Work required - Please print exactly the lines below, from the start of the material up to and including the line with "if (!canvasRef.current) return", but none of the pictures.

* BEGIN Data extract *

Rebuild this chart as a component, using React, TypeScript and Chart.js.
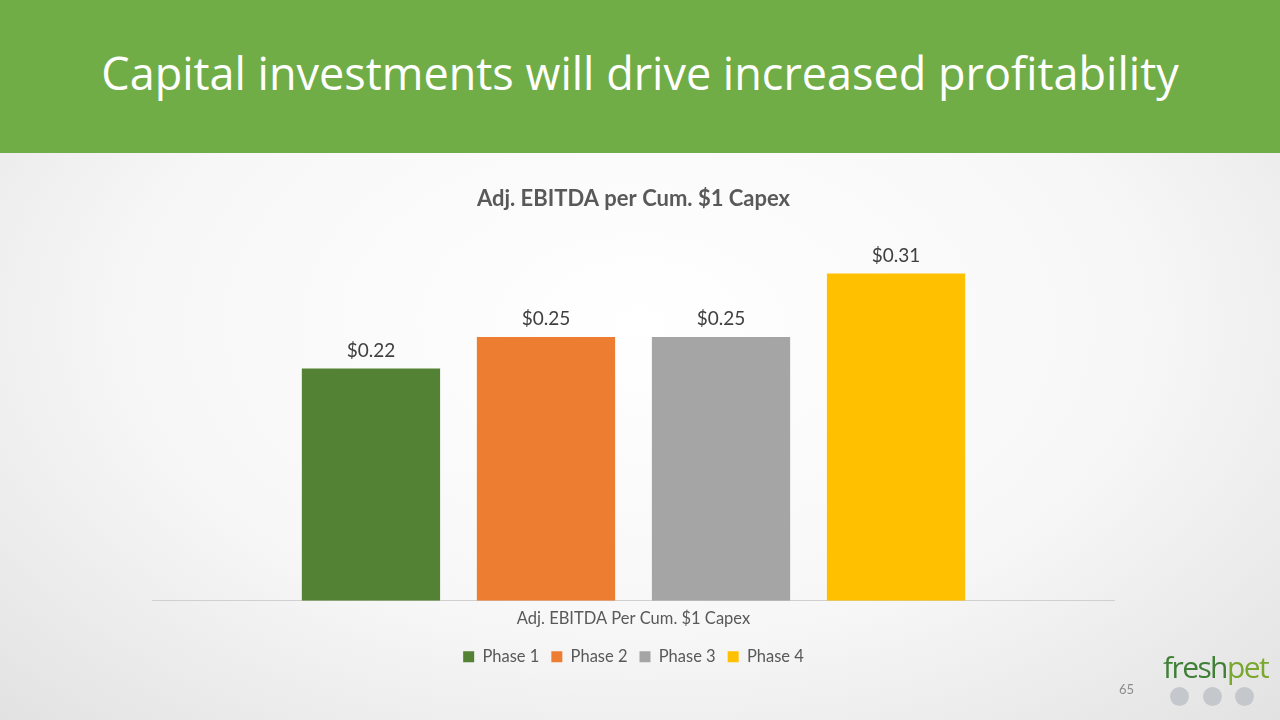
import { useEffect, useRef } from 'react'
import Chart from 'chart.js/auto'

// values
const categories = ['Adj. EBITDA Per Cum. $1 Capex']
const phases = ['Phase 1', 'Phase 2', 'Phase 3', 'Phase 4']
const values = [0.22, 0.25, 0.25, 0.31]
const colors = ['#548235', '#ED7D31', '#A5A5A5', '#FFC000']

const FONT = 'Lato, "Open Sans", sans-serif'

const valueLabels = {
  id: 'valueLabels',
  afterDatasetsDraw(chart: Chart) {
    const { ctx } = chart
    ctx.save()
    ctx.font = `19px ${FONT}`
    ctx.fillStyle = '#404040'
    ctx.textAlign = 'center'
    ctx.textBaseline = 'middle'
    chart.data.datasets.forEach((ds, i) => {
      const meta = chart.getDatasetMeta(i)
      meta.data.forEach((bar, j) => {
        const v = ds.data[j] as number
        ctx.fillText('$' + v.toFixed(2), bar.x, bar.y - 18)
      })
    })
    ctx.restore()
  },
}

function CapexChart() {
  const canvasRef = useRef<HTMLCanvasElement>(null)
  const chartRef = useRef<Chart | null>(null)

  useEffect(() => {
    if (!canvasRef.current) return

    chartRef.current = new Chart(canvasRef.current, {
      type: 'bar',
      data: {
        labels: categories,
        datasets: phases.map((p, i) => ({
          label: p,
          data: [values[i]],
          backgroundColor: colors[i],
          categoryPercentage: 0.727,
          barPercentage: 0.79,
        })),
      },
      options: {
        animation: false,
        responsive: false,
        layout: { padding: { bottom: 15 } },
        scales: {
          y: { display: false, min: 0, max: 0.35 },
          x: {
            grid: { display: false, drawTicks: false },
            border: { color: '#d0d0d0', width: 1 },
            ticks: { color: '#595959', font: { family: FONT, size: 16.5 }, padding: 8 },
          },
        },
        plugins: {
          title: {
            display: true,
            text: 'Adj. EBITDA per Cum. $1 Capex',
            color: '#595959',
            font: { family: FONT, size: 22, weight: 'bold' },
            padding: { top: 16, bottom: 19 },
          },
          legend: {
            position: 'bottom',
            labels: {
              color: '#595959',
              font: { family: FONT, size: 16.5 },
              boxWidth: 11,
              boxHeight: 11,
              padding: 12,
            },
          },
          tooltip: { enabled: false },
        },
      },
      plugins: [valueLabels],
    })

    return () => {
      if (chartRef.current) {
        chartRef.current.destroy()
        chartRef.current = null
      }
    }
  }, [])

  return (
    <canvas
      ref={canvasRef}
      width={963}
      height={520}
      style={{ position: 'absolute', left: 152, top: 170, width: 963, height: 520 }}
    />
  )
}

export default function App() {
  return (
    <div
      style={{
        position: 'fixed',
        inset: 0,
        width: 1280,
        height: 720,
        overflow: 'hidden',
        background: 'radial-gradient(ellipse at 50% 45%, #ffffff 0%, #f7f7f7 55%, #e2e2e2 100%)',
        fontFamily: FONT,
      }}
    >
      <div
        style={{
          position: 'absolute',
          left: 0,
          top: 0,
          width: 1280,
          height: 153,
          background: '#70AD47',
          color: '#fff',
          fontFamily: '"Open Sans", sans-serif',
          fontSize: 45,
          lineHeight: '146px',
          textAlign: 'center',
        }}
      >
        Capital investments will drive increased profitability
      </div>
      <CapexChart />
      <div style={{ position: 'absolute', left: 1119, top: 681, fontSize: 13, color: '#8c8c8c' }}>65</div>
      <div
        style={{
          position: 'absolute',
          left: 1163,
          top: 651,
          fontSize: 30,
          letterSpacing: -1.6,
          lineHeight: '32px',
          fontFamily: '"Open Sans", sans-serif',
        }}
      >
        <span style={{ color: '#3f7f36' }}>fresh</span>
        <span style={{ color: '#7aa72e' }}>pet</span>
      </div>
      {[1170, 1203, 1235].map((x) => (
        <div
          key={x}
          style={{
            position: 'absolute',
            left: x,
            top: 687,
            width: 19,
            height: 19,
            borderRadius: '50%',
            background: '#c4c8cc',
          }}
        />
      ))}
    </div>
  )
}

* END Data extract *

Answer below -
Rebuild this chart as a component, using React, TypeScript and Chart.js.
import { useEffect, useRef } from 'react'
import Chart from 'chart.js/auto'

// values
const categories = ['Adj. EBITDA Per Cum. $1 Capex']
const phases = ['Phase 1', 'Phase 2', 'Phase 3', 'Phase 4']
const values = [0.22, 0.25, 0.25, 0.31]
const colors = ['#548235', '#ED7D31', '#A5A5A5', '#FFC000']

const FONT = 'Lato, "Open Sans", sans-serif'

const valueLabels = {
  id: 'valueLabels',
  afterDatasetsDraw(chart: Chart) {
    const { ctx } = chart
    ctx.save()
    ctx.font = `19px ${FONT}`
    ctx.fillStyle = '#404040'
    ctx.textAlign = 'center'
    ctx.textBaseline = 'middle'
    chart.data.datasets.forEach((ds, i) => {
      const meta = chart.getDatasetMeta(i)
      meta.data.forEach((bar, j) => {
        const v = ds.data[j] as number
        ctx.fillText('$' + v.toFixed(2), bar.x, bar.y - 18)
      })
    })
    ctx.restore()
  },
}

function CapexChart() {
  const canvasRef = useRef<HTMLCanvasElement>(null)
  const chartRef = useRef<Chart | null>(null)

  useEffect(() => {
    if (!canvasRef.current) return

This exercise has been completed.